Actually, inflation is just going to get worse especially when it comes to food. I am building up a three months supply stockpile of long lasting foods and building a garden. I am still trying to find out if my city and HOA will allow me to have chickens for fresh eggs.
Better to buy now then when prices go up another 30%.
Current inflation compared to the 1970s:
If 1970s are any indicArion we probably have at least 10 more years of this.
Remember, they have vastly changed how things are calculated in order for inflation to appear smaller so that politicians look better. Calculated the same way we did back in the 1970's inflation is currently much higher and getting worse. Whole sale prices were up an average of 11% just in april.
But I think you could almost superimpose a graph from the 1970s onto one for the 2020s and it would be eerily similar.
ie - the Afghan War that ended was like Vietnam in the 70s.
Similar drag on the American economy.
Then we have the invasion of Ukraine which rocked Europe with an oil shock very smilarl to the 1973 Yom Kippur War with Israel and the Arab League.
Russia has kinda pulled the same stunt as the OPEC oil embargo did 49 years ago.
So in a way - we're sort of at the '1973 stage already'...one year ahead of schedule.
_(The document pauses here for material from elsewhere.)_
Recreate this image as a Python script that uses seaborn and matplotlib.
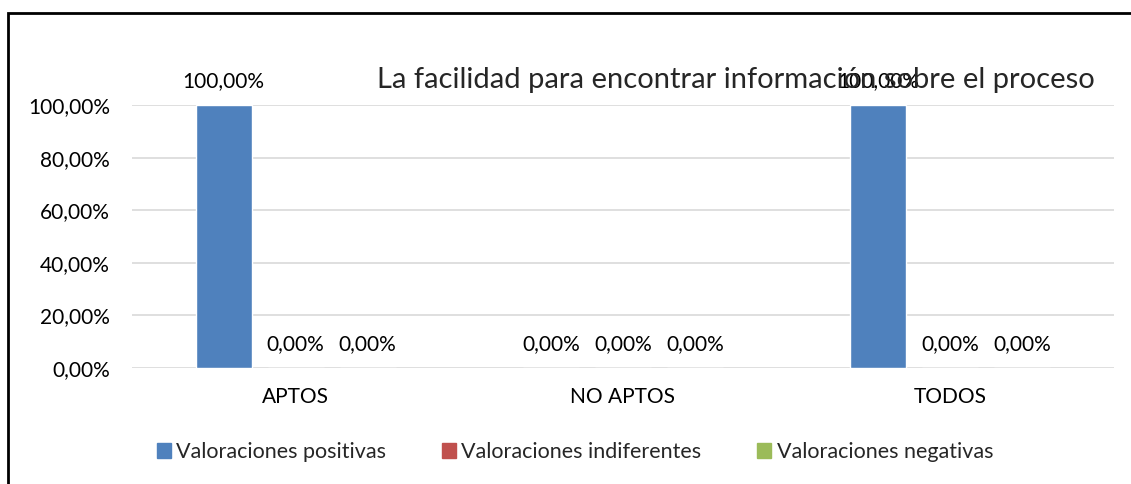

If I recall , 1974-75 were kinda shitty for the US, then there was the end of the Vietnam War. There was a double dip recession around that time as well. Which may point to a recession in the USA and the West in the near future, perhaps the next year or 2.
Stock Market went sideways, but it was a poor market for the remainder of that decade.
But commodities soared. Just like they are now.
soil stuff like oil, metal, coffee, certain foods are soaring in price.\
Thee was double digit inflation and double digit interest rates.
But things like savings bonds and treasuries had high yields.
Real Estate too. But I suspect just like in the 1970s, that will become over leveraged, foreclosures will become common again and more people will walk away from the mortgages selling them to somebody who's willing to buy them up for $1.
That's what I remember happened.
1979 was the peak of that decade, and it went steadily downhill till a recession arrived in 1981 and the much of the 80s was rather grim economically.
Joe Biden is like the Jimmy Carter of our time.
all probability 1 term President who comes into office at a challenging time.
However unlike Carter, in Biden's case I think there is a good chance , that he will notrun again for a 2nd term.